#### EXERCISE DETAILS:
Below is a listing to write out in full, exactly as given, without its pictures.

#### STORED DATA:
[START]

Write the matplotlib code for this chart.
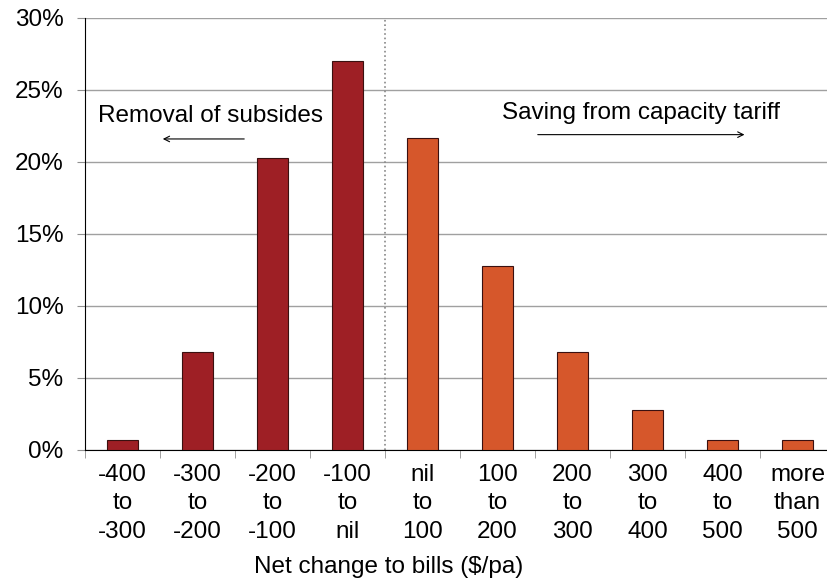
import numpy as np
import matplotlib.pyplot as plt

plt.rcParams['font.family'] = ['Liberation Sans', 'DejaVu Sans']

categories = ['-400\nto\n-300', '-300\nto\n-200', '-200\nto\n-100', '-100\nto\nnil',
              'nil\nto\n100', '100\nto\n200', '200\nto\n300', '300\nto\n400',
              '400\nto\n500', 'more\nthan\n500']
shares = [0.7, 6.8, 20.3, 27.0, 21.7, 12.8, 6.8, 2.8, 0.7, 0.7]
n_removal = 4   # first four bins are bill increases

red = '#9E1F25'
orange = '#D6572B'
fs = 17.5

fig = plt.figure(figsize=(8.27, 5.82), dpi=100)
W, H = 827, 582
ax = fig.add_axes([85/W, 1 - 450/H, 750/W, 432/H])

x = np.arange(len(categories))
cols = [red if i < n_removal else orange for i in range(len(categories))]
ax.bar(x, shares, width=0.41, color=cols, edgecolor='#3a1010', linewidth=0.8, zorder=3)

ax.set_xlim(-0.5, len(categories) - 0.5)
ax.set_ylim(0, 30)
ax.set_yticks(np.arange(0, 31, 5))
ax.set_yticklabels(['%d%%' % v for v in range(0, 31, 5)], fontsize=fs)
ax.yaxis.grid(True, color='#a0a0a0', linewidth=1.0, zorder=0)
ax.tick_params(axis='y', length=5.5, color='#909090', pad=10)

# category labels between boundary ticks
ax.set_xticks(x)
ax.set_xticklabels(categories, fontsize=fs, linespacing=1.38)
ax.tick_params(axis='x', length=0, pad=10)
ax.set_xticks(np.arange(-0.5, len(categories), 1), minor=True)
ax.tick_params(axis='x', which='minor', length=6, color='#909090')

for s in ['top', 'right']:
    ax.spines[s].set_visible(False)
ax.spines['left'].set_color('black')
ax.spines['bottom'].set_color('black')

# divider between increases and savings
ax.axvline(n_removal - 0.5, color='#888888', linestyle=':', linewidth=1.2, zorder=2)

ax.text(1.17, 23.2, 'Removal of subsides', fontsize=fs, ha='center', va='center')
ax.annotate('', xy=(0.5, 21.6), xytext=(1.66, 21.6),
            arrowprops=dict(arrowstyle='->', color='black', lw=0.8))
ax.text(6.91, 23.4, 'Saving from capacity tariff', fontsize=fs, ha='center', va='center')
ax.annotate('', xy=(8.33, 21.9), xytext=(5.5, 21.9),
            arrowprops=dict(arrowstyle='->', color='black', lw=0.8))

fig.text(389/W, 1 - 567/H, 'Net change to bills ($/pa)', fontsize=fs, ha='center', va='center')

fig.savefig('out.png', dpi=100)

[END]

#### RESPONSE:
Write the matplotlib code for this chart.
import numpy as np
import matplotlib.pyplot as plt

plt.rcParams['font.family'] = ['Liberation Sans', 'DejaVu Sans']

categories = ['-400\nto\n-300', '-300\nto\n-200', '-200\nto\n-100', '-100\nto\nnil',
              'nil\nto\n100', '100\nto\n200', '200\nto\n300', '300\nto\n400',
              '400\nto\n500', 'more\nthan\n500']
shares = [0.7, 6.8, 20.3, 27.0, 21.7, 12.8, 6.8, 2.8, 0.7, 0.7]
n_removal = 4   # first four bins are bill increases

red = '#9E1F25'
orange = '#D6572B'
fs = 17.5

fig = plt.figure(figsize=(8.27, 5.82), dpi=100)
W, H = 827, 582
ax = fig.add_axes([85/W, 1 - 450/H, 750/W, 432/H])

x = np.arange(len(categories))
cols = [red if i < n_removal else orange for i in range(len(categories))]
ax.bar(x, shares, width=0.41, color=cols, edgecolor='#3a1010', linewidth=0.8, zorder=3)

ax.set_xlim(-0.5, len(categories) - 0.5)
ax.set_ylim(0, 30)
ax.set_yticks(np.arange(0, 31, 5))
ax.set_yticklabels(['%d%%' % v for v in range(0, 31, 5)], fontsize=fs)
ax.yaxis.grid(True, color='#a0a0a0', linewidth=1.0, zorder=0)
ax.tick_params(axis='y', length=5.5, color='#909090', pad=10)

# category labels between boundary ticks
ax.set_xticks(x)
ax.set_xticklabels(categories, fontsize=fs, linespacing=1.38)
ax.tick_params(axis='x', length=0, pad=10)
ax.set_xticks(np.arange(-0.5, len(categories), 1), minor=True)
ax.tick_params(axis='x', which='minor', length=6, color='#909090')

for s in ['top', 'right']:
    ax.spines[s].set_visible(False)
ax.spines['left'].set_color('black')
ax.spines['bottom'].set_color('black')

# divider between increases and savings
ax.axvline(n_removal - 0.5, color='#888888', linestyle=':', linewidth=1.2, zorder=2)

ax.text(1.17, 23.2, 'Removal of subsides', fontsize=fs, ha='center', va='center')
ax.annotate('', xy=(0.5, 21.6), xytext=(1.66, 21.6),
            arrowprops=dict(arrowstyle='->', color='black', lw=0.8))
ax.text(6.91, 23.4, 'Saving from capacity tariff', fontsize=fs, ha='center', va='center')
ax.annotate('', xy=(8.33, 21.9), xytext=(5.5, 21.9),
            arrowprops=dict(arrowstyle='->', color='black', lw=0.8))

fig.text(389/W, 1 - 567/H, 'Net change to bills ($/pa)', fontsize=fs, ha='center', va='center')

fig.savefig('out.png', dpi=100)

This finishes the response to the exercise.